For distributed algorithms, write them to be deterministic and message/callback based with an explicit state machine and property based tests them, run them through kani, use some symbolic execution, fuzzing, whatever.. Then make all the IO async and make it as cancel safe as possible. Using the best executor we can, which is tokio currently, and having a library like Rain’s cancel safe one is the best way to ensure that the async code we do write is as safe as it can be within the constraints of rust, which is not going to change. This also allows us to use async where it shines, which is I/O in the first place.
On the other hand if you are hand writing clients or sequential/concurrent operations that don’t require the complexity of a handwritten state machine, then just write your code that way. It will almost certainly be much shorter, more correct, and easier to read than the alternative.
The hard part is when the case is in between, like LRTQ. I wrote it in callback style with async at the edges and all the bugs found after merge were in the async code, but I also didn’t test that code nearly as much for various reasons. The core was rock solid, but it probably took me a lot longer to get there than if I had gone full async. The reason was that the protocol is just not that complex and is mostly clients pulling data after connection setup.

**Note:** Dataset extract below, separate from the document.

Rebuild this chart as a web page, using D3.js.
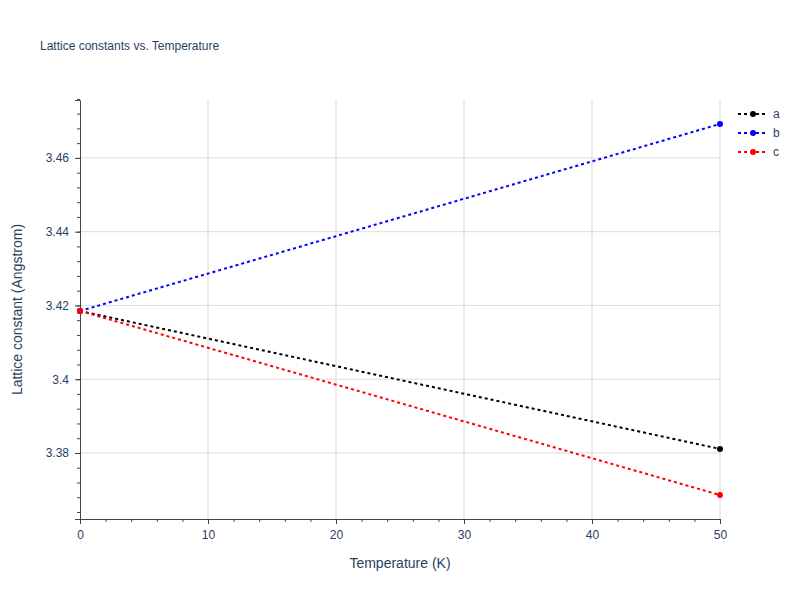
<!DOCTYPE html>
<meta charset="utf-8">
<html>
<body style="margin:0">
<svg width="800" height="600"></svg>
<script src="https://d3js.org/d3.v7.min.js"></script>
<script>
var temps = [0, 50];
var seriesA = [3.4185, 3.3811];
var seriesB = [3.4185, 3.4692];
var seriesC = [3.4185, 3.3686];
var series = [
  {name: "a", values: seriesA, color: "black"},
  {name: "b", values: seriesB, color: "blue"},
  {name: "c", values: seriesC, color: "red"}
];
var xTicks = [0, 10, 20, 30, 40, 50];
var yTicks = [3.38, 3.40, 3.42, 3.44, 3.46];

var svg = d3.select("svg"),
    margin = {top: 100, right: 80, bottom: 81, left: 80},
    width = 800 - margin.left - margin.right,
    height = 600 - margin.top - margin.bottom,
    g = svg.append("g").attr("transform", "translate(" + margin.left + "," + margin.top + ")");
var font = "'Liberation Sans', arial, sans-serif";

var x = d3.scaleLinear().domain([0, 50]).range([0, width]);
var y = d3.scaleLinear().domain([3.3621, 3.4757]).range([height, 0]);

// grid
g.selectAll(".gx").data(xTicks.slice(1)).enter().append("line")
    .attr("x1", x).attr("x2", x).attr("y1", 0).attr("y2", height)
    .attr("stroke", "#e4e4e4").attr("stroke-width", 1.5);
g.selectAll(".gy").data(yTicks).enter().append("line")
    .attr("y1", y).attr("y2", y).attr("x1", 0).attr("x2", width)
    .attr("stroke", "#dcdcdc");

// axes
var xAxis = g.append("g").attr("transform", "translate(0," + height + ")")
    .call(d3.axisBottom(x).tickValues(xTicks).tickSize(5).tickPadding(6).tickFormat(d3.format("d")));
var xMinor = g.append("g").attr("transform", "translate(0," + height + ")")
    .call(d3.axisBottom(x).tickValues(d3.range(0, 51, 2)).tickSize(3).tickFormat(""));
var yAxis = g.append("g")
    .call(d3.axisLeft(y).tickValues(yTicks).tickSize(5).tickPadding(6).tickFormat(function(d) { return +d.toFixed(2); }));
var yMinor = g.append("g")
    .call(d3.axisLeft(y).tickValues(d3.range(3.364, 3.476, 0.004)).tickSize(3).tickFormat(""));
[xAxis, xMinor, yAxis, yMinor].forEach(function(a) {
  a.select(".domain").attr("stroke", "#444");
  a.selectAll("line").attr("stroke", "#444");
  a.selectAll("text").attr("fill", "#2a3f5f").style("font-family", font).style("font-size", "12px");
});
xMinor.select(".domain").remove();
yMinor.select(".domain").remove();

// lines
var line = d3.line().x(function(d, i) { return x(temps[i]); }).y(function(d) { return y(d); });
series.forEach(function(s) {
  g.append("path").datum(s.values)
      .attr("fill", "none").attr("stroke", s.color).attr("stroke-width", 2)
      .attr("stroke-dasharray", "3,3").attr("d", line);
  g.selectAll(null).data(s.values).enter().append("circle")
      .attr("cx", function(d, i) { return x(temps[i]); }).attr("cy", y)
      .attr("r", 3).attr("fill", s.color);
});

// titles
svg.append("text").attr("x", 40).attr("y", 50).text("Lattice constants vs. Temperature")
    .attr("fill", "#2a3f5f").style("font-family", font).style("font-size", "12px");
svg.append("text").attr("x", 80 + width / 2).attr("y", 568).attr("text-anchor", "middle")
    .text("Temperature (K)").attr("fill", "#2a3f5f").style("font-family", font).style("font-size", "14px");
svg.append("text").attr("transform", "translate(22," + (margin.top + height / 2) + ") rotate(-90)")
    .attr("text-anchor", "middle").text("Lattice constant (Angstrom)")
    .attr("fill", "#2a3f5f").style("font-family", font).style("font-size", "14px");

// legend
var leg = svg.selectAll(".leg").data(series).enter().append("g")
    .attr("transform", function(d, i) { return "translate(738," + (114 + i * 19) + ")"; });
leg.append("line").attr("x1", 0).attr("x2", 30).attr("stroke", function(d) { return d.color; })
    .attr("stroke-width", 2).attr("stroke-dasharray", "3,3");
leg.append("circle").attr("cx", 15).attr("r", 3).attr("fill", function(d) { return d.color; });
leg.append("text").attr("x", 35).attr("dy", "0.35em").text(function(d) { return d.name; })
    .attr("fill", "#2a3f5f").style("font-family", font).style("font-size", "12px");
</script>
</body>
</html>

One other point is that writing distributed algorithms with hand written
sync/state machine code can be made easier with a good library. Ry and I have
talked about collaborating on that. In fact I was going to write one, called
noio
for "No I/O" when I got distracted by Cliff’s talk and wrote bog in that
time instead. A few days ago I heard this design pattern actually has a cult
followng called sans io. And it’s doable in any
language.
Of course, most of us aren’t writing distributed algorithms most of the time, but thinking about when we should use async should still be paramount early on when designing something and we should think specifically about why. A think that can make this easier is to go ahead and lay out the data structures and state first and then see how it’s manipulated. If it’s mostly straight line manipulation, do it directly whether that’s async or sync. If there are lots of events driving it you may want the callback based manual thingy with a large select over events / channels. Even if you didn’t intend to do things this way, you may end up with it, and a bunch of async calls mixed in that don’t really have to be there. I think the easiest way to end up in that scenario is using mutexes at all. That’s kind of a digression, but if you don’t use mutexes, your dependencies on who uses data becomes clearer.